New York Times Op-Ed: How to Pray to a God You Don’t Believe In, by Scott Hershovitz (Michigan; Author, Nasty, Brutish, and Short: Adventures in Philosophy With My Kids (2022)):
The world is awful at the moment. Millions have died of Covid-19. Authoritarianism is on the rise, abroad and at home. And now there’s war, with all the death, destruction and dislocation that entails.
In dark times, many people seek refuge in religion. They hold fast to their faith. ... But darkness also drives many people away from God.
[T]he “problem of evil” [is] an old philosophical question. [I]f you think about God (who’s supposed to be all-powerful and endlessly empathetic), the existence of evil poses a serious puzzle: Why does God let us suffer?
People have proposed many answers, but most are poorly reasoned. For instance, some say that good requires evil — that it can’t exist without it. It’s not clear why that would be true. But the bigger problem is that if you take that view, you call into question God’s omnipotence. It turns out there’s something God can’t do: create good without evil.

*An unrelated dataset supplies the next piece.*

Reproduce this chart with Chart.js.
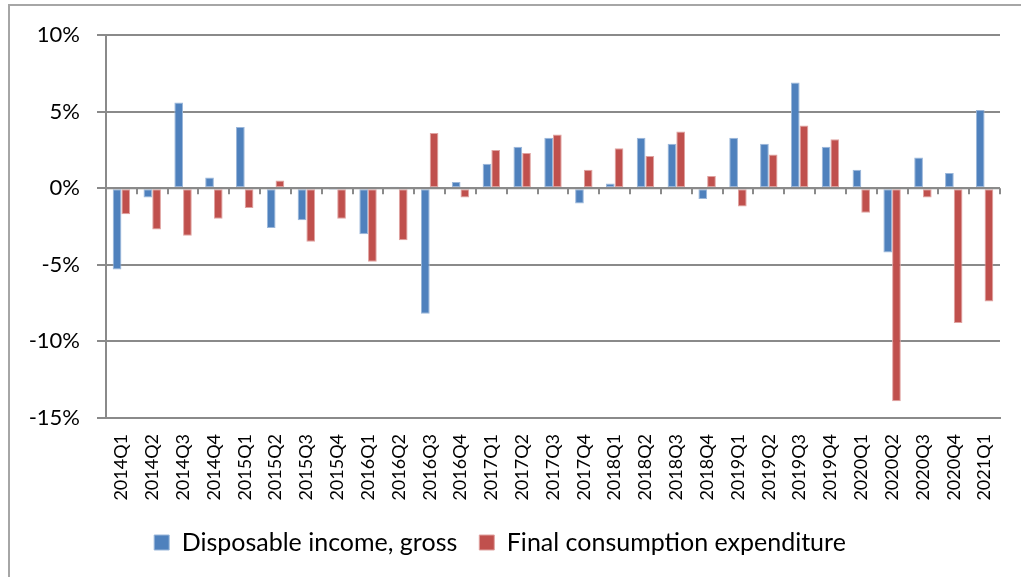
<!DOCTYPE html>
<html>
<head>
<meta charset="utf-8">
<script src="https://cdn.jsdelivr.net/npm/chart.js@4/dist/chart.umd.min.js"></script>
<style>
  body { margin: 0; background: #fff; }
  #frame { position: absolute; left: 8px; top: 4px; width: 1100px; height: 700px;
           border-left: 2px solid #a6a6a6; border-top: 2px solid #a6a6a6; }
  #wrap { position: absolute; left: 0; top: 0; width: 1021px; height: 577px; }
</style>
</head>
<body>
<div id="frame"></div>
<div id="wrap"><canvas id="myChart"></canvas></div>
<script>
// quarterly change, percent
const quarters = ['2014Q1', '2014Q2', '2014Q3', '2014Q4', '2015Q1', '2015Q2', '2015Q3', '2015Q4',
  '2016Q1', '2016Q2', '2016Q3', '2016Q4', '2017Q1', '2017Q2', '2017Q3', '2017Q4',
  '2018Q1', '2018Q2', '2018Q3', '2018Q4', '2019Q1', '2019Q2', '2019Q3', '2019Q4',
  '2020Q1', '2020Q2', '2020Q3', '2020Q4', '2021Q1'];

const disposableIncome = [-5.3, -0.6, 5.6, 0.7, 4.0, -2.6, -2.1, -0.1,
  -3.0, 0.1, -8.2, 0.4, 1.6, 2.7, 3.3, -1.0,
  0.3, 3.3, 2.9, -0.7, 3.3, 2.9, 6.9, 2.7,
  1.2, -4.2, 2.0, 1.0, 5.1];

const consumption = [-1.7, -2.7, -3.1, -2.0, -1.3, 0.5, -3.5, -2.0,
  -4.8, -3.4, 3.6, -0.6, 2.5, 2.3, 3.5, 1.2,
  2.6, 2.1, 3.7, 0.8, -1.2, 2.2, 4.1, 3.2,
  -1.6, -13.9, -0.6, -8.8, -7.4];

const yTicks = [-15, -10, -5, 0, 5, 10];

const gridColor = '#8a8a8a';

// little tick marks hanging from the zero line between quarters
const zeroTicks = {
  id: 'zeroTicks',
  afterDatasetsDraw(chart) {
    const x = chart.scales.x, y = chart.scales.y;
    const y0 = y.getPixelForValue(0);
    const step = x.getPixelForValue(1) - x.getPixelForValue(0);
    const c = chart.ctx;
    c.save();
    c.strokeStyle = gridColor;
    c.lineWidth = 2;
    c.beginPath();
    for (let i = 0; i <= quarters.length; i++) {
      const px = Math.round(x.getPixelForValue(i) - step / 2);
      c.moveTo(px, y0);
      c.lineTo(px, y0 + 6);
    }
    c.stroke();
    c.beginPath();
    c.moveTo(chart.chartArea.left, y0);
    c.lineTo(chart.chartArea.right, y0);
    c.stroke();
    c.restore();
  }
};

const ctx = document.getElementById('myChart');

new Chart(ctx, {
  type: 'bar',
  data: {
    labels: quarters,
    datasets: [{
      label: 'Disposable income, gross',
      data: disposableIncome,
      backgroundColor: '#4f81bd',
      borderColor: '#9bb7da',
      borderWidth: 1,
      borderSkipped: false
    }, {
      label: 'Final consumption expenditure',
      data: consumption,
      backgroundColor: '#c0504d',
      borderColor: '#e0a3a1',
      borderWidth: 1,
      borderSkipped: false
    }]
  },
  plugins: [zeroTicks],
  options: {
    responsive: true,
    maintainAspectRatio: false,
    animation: false,
    layout: { padding: { left: 0, right: 21, top: 35, bottom: 12 } },
    datasets: { bar: { categoryPercentage: 0.565, barPercentage: 1 } },
    scales: {
      x: {
        grid: { display: false },
        border: { color: gridColor, width: 2 },
        ticks: {
          color: '#000',
          font: { family: 'Lato', size: 18 },
          minRotation: 90, maxRotation: 90,
          padding: 8,
          autoSkip: false
        },
        afterFit(scale) { scale.height = 90; }
      },
      y: {
        min: -15, max: 10,
        afterBuildTicks(scale) { scale.ticks = yTicks.map(v => ({ value: v })); },
        grid: { color: gridColor, lineWidth: 2, tickLength: 9, drawTicks: true },
        border: { color: gridColor, width: 2 },
        ticks: {
          color: '#000',
          font: { family: 'Lato', size: 22 },
          padding: 17,
          callback: v => v + '%'
        },
        afterFit(scale) { scale.width = 106; }
      }
    },
    plugins: {
      legend: {
        position: 'bottom',
        labels: {
          color: '#000',
          font: { family: 'Lato', size: 25 },
          boxWidth: 15, boxHeight: 15,
          padding: 22
        }
      },
      tooltip: { enabled: false }
    }
  }
});
</script>
</body>
</html>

But also: If good requires evil, maybe just a little bit would do. Is absolutely every evil in the world essential? Why can’t we have a world that’s just like this one — except without that twinge of pain I felt last Tuesday? What kind of God can’t soothe my sciatica? My physical therapist, Tony, makes my back feel better, and he doesn’t even claim to be a deity.
He is a hero, though (at least to me). And some say that’s why God allows evil in the world. He doesn’t care about pleasure and pain. He cares about what pleasure and pain make possible — compassion, redemption and heroic acts, like Tony mending my back. To get those goods, though, God has to give us free will. And once we have it, some of us abuse it.
This is, historically, the most influential answer. ... But I don’t buy it. Why can’t God create only those people who would use their free will well? Why can’t he wave Paul Farmer through and keep Vladimir Putin out? He knows in advance how each of them will act — if he’s really omniscient.
Some believers feel the force of these arguments, but maintain their faith nonetheless. Marilyn McCord Adams, a philosopher and Episcopal priest, doubted that we could explain the existence of evil. But that didn’t bother her. A 2-year-old child, she explained, might not understand why his mother would permit him to have painful surgery. Nevertheless, he could be convinced of his mother’s love by her “intimate care and presence” through the painful experience.
For those who feel the presence of God or have faith that they will feel it later, I think Ms. Adams’s attitude makes some sense. But if I’m honest, it sounds too optimistic to me. ... I think the problem of evil poses a serious barrier to religious belief.
I struggled to account for my own religious practice. I don’t believe in God, so why do I fast on Yom Kippur and observe Passover? It’s just what we Jews do ...; it keeps me connected to a community that I value. ...
For real, God is pretend, and for pretend, God is real. I am a fictionalist about God.
Our family recently switched synagogues. At the old one, the service was mostly in Hebrew, and I don’t speak much Hebrew. I know how to say all the prayers; I just don’t know what most of them mean. So at synagogue, I would sing along and let the words wash over me. I liked that.
At the new synagogue, we sing a lot of the same songs and say a lot of the same prayers. But we say many more of them in English. And I find that almost intolerable. It turns out, I like my religion inscrutable.
I just don’t believe the stories that we tell. And hearing them in English forces me to confront that, over and over again.
Still, I pretend. And I don’t plan to stop. Because pretending makes the world a better place. ...
When it feels like the world is falling apart, I seek refuge in religious rituals — but not because I believe my prayers will be answered. The prayers we say in synagogue remind me that evil has always been with us but that people persevere, survive and even thrive. I take my kids so that they feel connected to that tradition, so that they know the world has been falling apart from the start — and that there’s beauty in trying to put it back together.
Soon, [my oldest son] will stand before our congregation and pray to a God he can’t quite believe in. It will be a magical morning, and for that moment, at least, we’ll transcend the troubles of the world.